In altri momenti difficili della storia i paesi si sono rivelati preziosi e, con le prospettive che ormai si configurano all’orizzonte, potrebbero assumere di nuovo un ruolo rilevante.
Con i loro spazi rassicuranti, essi promettono di diventare un rifugio privilegiato, una risorsa in grado di traghettarci al meglio anche attraverso le difficoltà che si prospettano. La situazione venutasi a creare ci sta costringendo a riflettere sulle modalità del nostro vivere quotidiano, ne sta mettendo in luce alcune criticità.
Quel vivere “strepitoso”, quel “modello città” in cui ci si poteva permettere piaceri anche effimeri e concedersi ai riti della società di massa, oggi sta cedendo il passo a un’altra esigenza: quella di auto-tutelarsi e proteggersi. Anche rintanarsi.
(Il 27% degli abitanti di Milano sono già fuggiti dalla città, si sono già “rintanati”, fonte Istat).
Chi dispone di una seconda casa in campagna comincia a pensare di trasferirsi lì; ormai si sono comprese le potenzialità del lavoro da remoto e mai come ora la gente desidera avere un giardino, coltivare l’orto, fare una passeggiata nel bosco…

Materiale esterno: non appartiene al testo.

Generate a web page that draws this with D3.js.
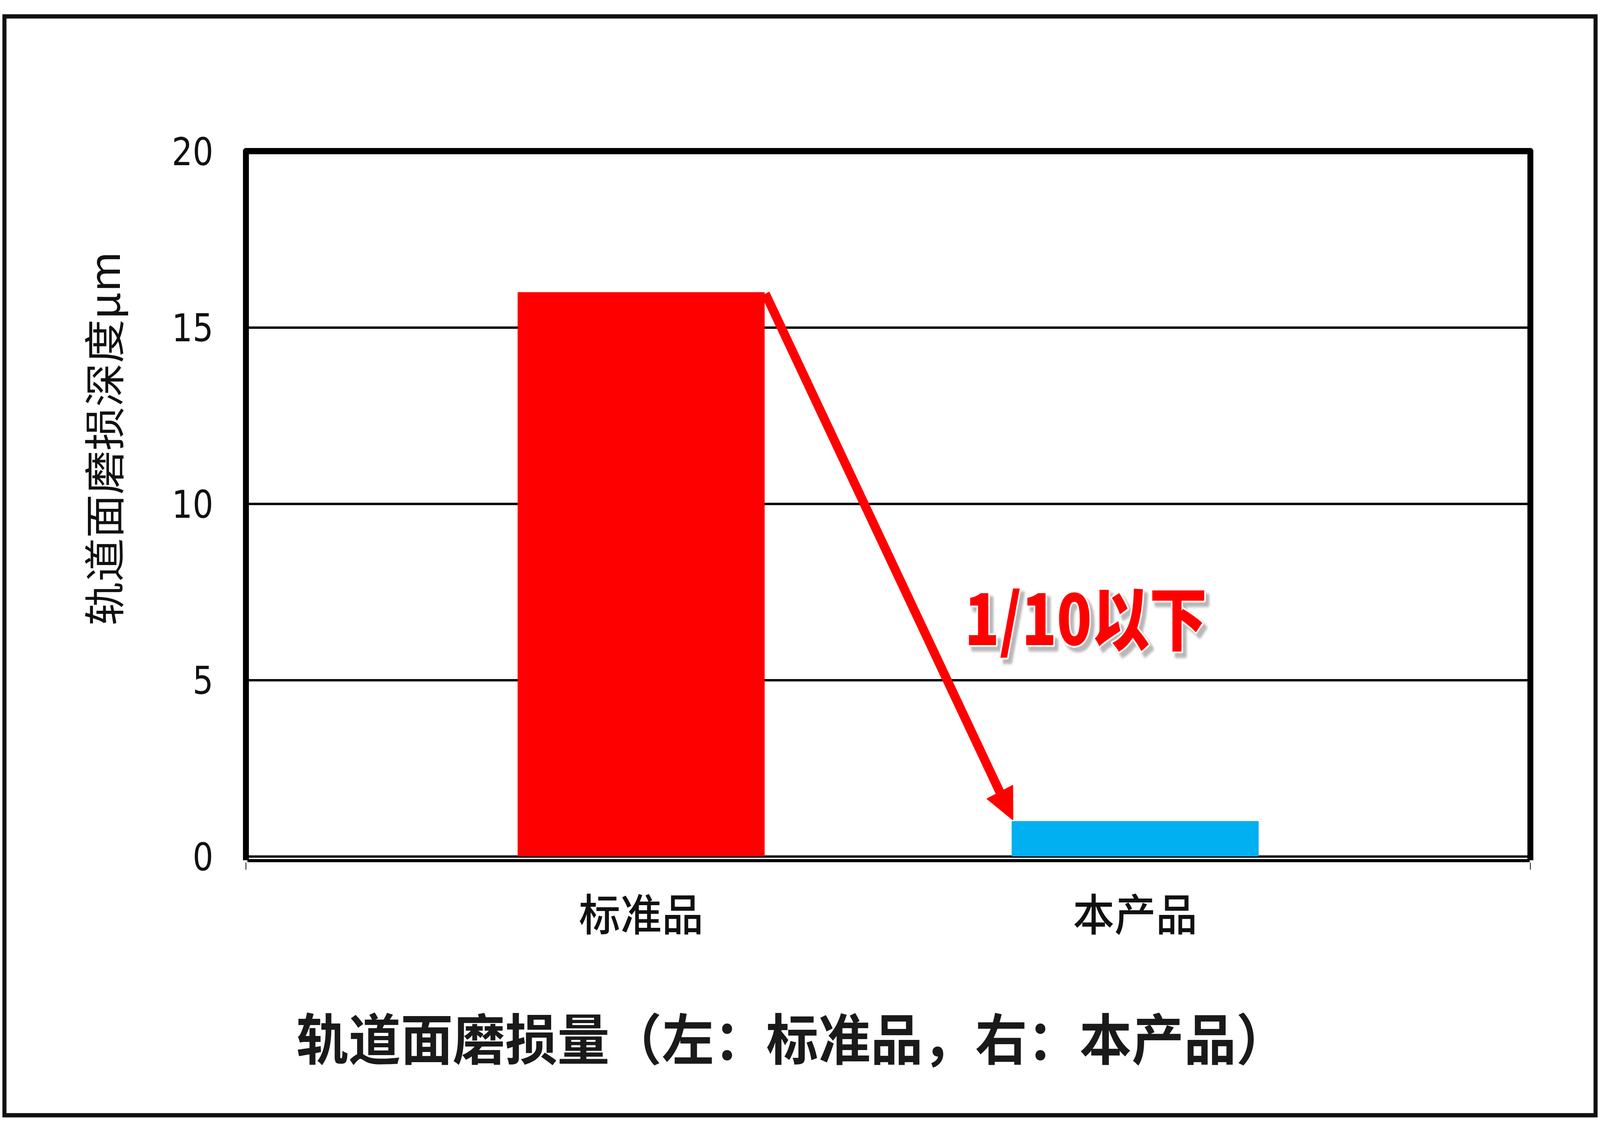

I paesi e la campagna racchiudono in sé il significato di sicurezza, rappresentano un riparo ancestrale per eccellenza. Vero che ormai non c’è più la “dimensione paese” serena nel suo isolamento, come la si rappresentava una volta. Nel mondo e nel tempo della complessità, come evidente, tutto si mescola, si confonde e si trasforma e i piccoli centri hanno la loro ambivalenza, le loro contraddizioni, una qualità della vita e un tessuto di solidarietà umana cui spesso fanno da contrappeso una certa angustia della mentalità e un forte controllo sociale sulla vita delle persone. Tuttavia la realtà dei piccoli borghi torna di attualità e rappresenta un’alternativa a quella vita “strepitosa” che forse non potremo più permetterci perché è ormai evidente che dovremo modificare le nostre abitudini. In questi tempi di coronavirus si respira un’atmosfera da fine del mondo, di un certo mondo voluto dall’uomo occidentale negli ultimi due secoli e che ha invaso ormai quasi l’intero pianeta. Sul nostro capo, infatti, come una spada di Damocle, non c’è solo il virus, ma a preoccupare sono anche i timori per l’economia. Le crescite all’infinito su cui essa si basa, e che gli uomini politici continuano stolidamente a cavalcare, esistono in matematica, non in natura. L’attuale modello di sviluppo sembra ormai palesemente in crisi e ogni possibile ripresa della crescita appare estremamente problematica. Anche per questo aspetto, come già accaduto in altri momenti difficili, il “paese” ha dimostrato di possedere le potenzialità per fungere da ammortizzatore ai problemi che potrebbero derivarne.
Chissà? Staremo a vedere. Comunque, esagerando un po’, forse non aveva tutti i torti il Pepin quando tempo addietro mi diceva: “A chi sapp ch’i butà là in un cantun, un dì ghe rifarii ul manich!”.